Medeiros interpretou a escritora francesa Anaïs Nin, com quem Miller e sua então mulher, June, tiveram uma “ménage à trois” que deu o que falar no cenário underground de Paris na década de 1930. E o que dizer de Sexus? O primeiro livro da famosa trilogia autobiográfica denominada A Crucificação Encarnada, que inclui também as obras Plexus e Nexus, conta bastante como era o relacionamento de Henry e sua esposa, que o largou em Nova Iorque, sem grana, sem expectativa, sem trampo, e foi tentar ser atriz em Paris.
Sexus relata ainda sua pindaíba para se tornar escritor, entre uma foda aqui e outra acolá, entre artistas medíocres, putas de quinta e pileques vagabundos, na cidade de Nova Iorque. O livro tem ainda irreverentes considerações sobre o ofício da escrita. “O escritor geralmente não quer escrever”. Ou: “Um gênio não inspira o outro”. Ainda: “O escritor deveria enlouquecer! As pessoas estão fartas de enredo, fartas de personagens. Enredos e personagens não criam vida. A vida não está no andar de cima: a vida está aqui, agora”.

Da esquerda à direita: Anaïs Nin e Henry Miller - Foto: Reprodução
Henry Miller não perdia tempo. Ia vivendo e escrevendo. Escrevendo e vivendo. Jamais sem separar uma coisa da outra. Isso, inclusive, fez ele ir morar por um bom tempo em Paris, onde produziu boa parte de sua obra. “A primeira coisa que a gente nota, aqui em Paris, é que o sexo está no ar”, escreveu. E não houve melhor combustível para o autor do que a transa. Dias de Paz em Clichy, escrito quando voltou à sua terra, é o relato, a partir do seu alter-ego Joey, de dois anos cheios de tesão em que dividiu uma morada com um amigo.

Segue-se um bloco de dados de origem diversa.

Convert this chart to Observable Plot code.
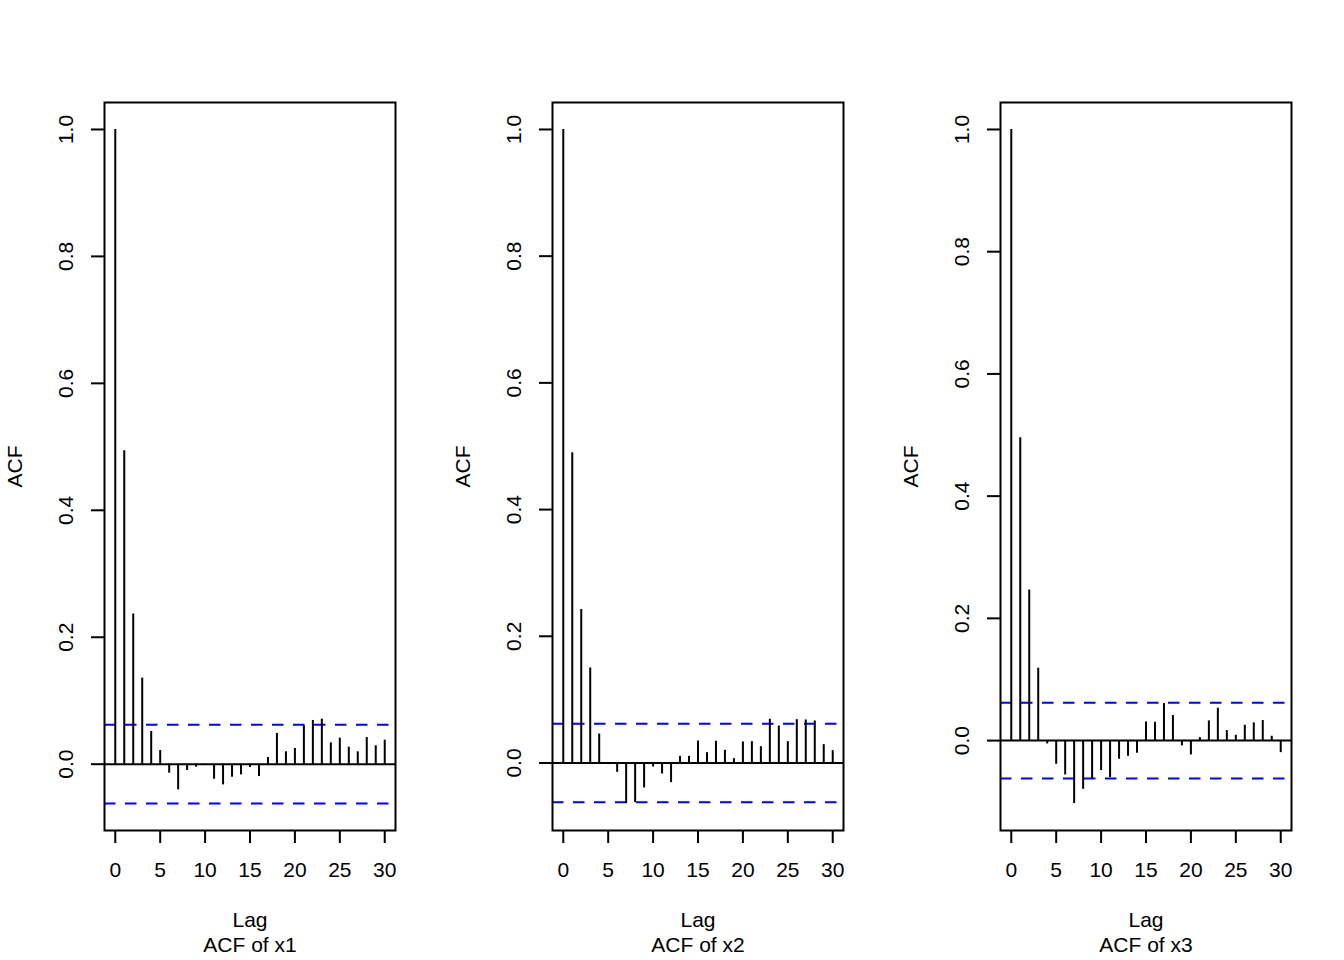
<!DOCTYPE html>
<html>
<head>
<meta charset="utf-8">
<script src="https://cdn.jsdelivr.net/npm/d3@7"></script>
<script src="https://cdn.jsdelivr.net/npm/@observablehq/plot@0.6"></script>
<style>
  html, body { margin: 0; padding: 0; background: #fff; }
  #row { display: flex; flex-direction: row; width: 1344px; height: 960px; }
  #row svg { display: block; }
</style>
</head>
<body>
<div id="row"></div>
<script>
// Lags 0..30
const lags = d3.range(0, 31);

// ACF values
const acfX1 = [1, 0.494, 0.2366, 0.1356, 0.0515, 0.0216, -0.0142, -0.0405, -0.010, -0.0047,
  -0.0008, -0.0237, -0.0326, -0.0205, -0.0168, -0.0053, -0.0195, 0.0105, 0.0484, 0.0195,
  0.0247, 0.0605, 0.0689, 0.071, 0.0336, 0.041, 0.0268, 0.0195, 0.042, 0.029, 0.0379];
const acfX2 = [1, 0.4897, 0.2423, 0.150, 0.0458, -0.0026, -0.0147, -0.064, -0.0626, -0.0395,
  -0.0063, -0.0174, -0.031, 0.0105, 0.0105, 0.0347, 0.0163, 0.0342, 0.020, 0.0068,
  0.0332, 0.0337, 0.0258, 0.069, 0.0584, 0.0337, 0.0684, 0.0679, 0.0663, 0.029, 0.0195];
const acfX3 = [1, 0.4957, 0.2463, 0.1185, -0.0055, -0.0388, -0.0562, -0.103, -0.0797, -0.0622,
  -0.0491, -0.0606, -0.0306, -0.0257, -0.0207, 0.0306, 0.030, 0.0606, 0.041, -0.0087,
  -0.0235, 0.0049, 0.0322, 0.053, 0.0164, 0.0087, 0.0251, 0.029, 0.0328, 0.0071, -0.0197];

const seriesNames = ["x1", "x2", "x3"];
const seriesValues = [acfX1, acfX2, acfX3];

// 95% bound (1.96/sqrt(n))
const ciBound = 0.062;

const xTicks = [0, 5, 10, 15, 20, 25, 30];
const yTicks = [0, 0.2, 0.4, 0.6, 0.8, 1.0];

const FONT = "'Liberation Sans', Arial, Helvetica, sans-serif";
const FS = 21;

function rExtend([a, b]) {
  const e = 0.04 * (b - a);
  return [a - e, b + e];
}

const row = document.getElementById("row");

seriesNames.forEach((name, i) => {
  const vals = seriesValues[i];
  const data = lags.map((lag, j) => ({lag, acf: vals[j]}));
  const yLo = Math.min(-ciBound, d3.min(vals));
  const yHi = Math.max(ciBound, d3.max(vals));
  const chart = Plot.plot({
    width: 448,
    height: 960,
    marginLeft: 104,
    marginRight: 53,
    marginTop: 102,
    marginBottom: 130,
    style: {fontFamily: FONT, fontSize: FS + "px", background: "#fff", color: "#000"},
    x: {domain: rExtend([d3.min(lags), d3.max(lags)])},
    y: {domain: rExtend([yLo, yHi])},
    marks: [
      Plot.ruleY([ciBound, -ciBound], {stroke: "#0000FF", strokeWidth: 2, strokeDasharray: "11.5,9.5"}),
      Plot.ruleY([0], {stroke: "#000", strokeWidth: 2}),
      Plot.ruleX(data, {x: "lag", y1: 0, y2: "acf", stroke: "#000", strokeWidth: 2}),
      Plot.frame({stroke: "#000", strokeWidth: 2}),
      Plot.axisX({ticks: xTicks, tickSize: 13, tickPadding: 19, fontSize: FS,
        strokeWidth: 2, label: null, tickFormat: d => String(d)}),
      Plot.axisY({ticks: yTicks, tickSize: 13, tickPadding: 19, fontSize: FS, tickRotate: -90,
        strokeWidth: 2, label: null, tickFormat: d3.format(".1f")}),
      Plot.text(["ACF"], {frameAnchor: "left", textAnchor: "middle", dx: -89, rotate: -90, fontSize: FS, fill: "#000"}),
      Plot.text(["Lag"], {frameAnchor: "bottom", dy: 96, fontSize: FS, fill: "#000"}),
      Plot.text([`ACF of ${name}`], {frameAnchor: "bottom", dy: 121, fontSize: FS, fill: "#000"})
    ]
  });
  row.appendChild(chart);
});
</script>
</body>
</html>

Morto em 1980 enquanto dormia, Henry Miller nunca gostou dos Estados Unidos, que, segundo ele, era “o mais mecanizado e robotizado dos países”. Quem disse que a literatura americana é uma puxação de saco demasiadamente esquizofrênica de um dos países mais doentes do mundo? Nada disso. E a prosa com trepadas febris, porres homéricos e descrições hilárias de Miller escanca isso para quem quiser ler e reler. São linhas angustiadas, filosóficas, anárquicas, mas deliciosamente imprescindíveis. Miller é foda.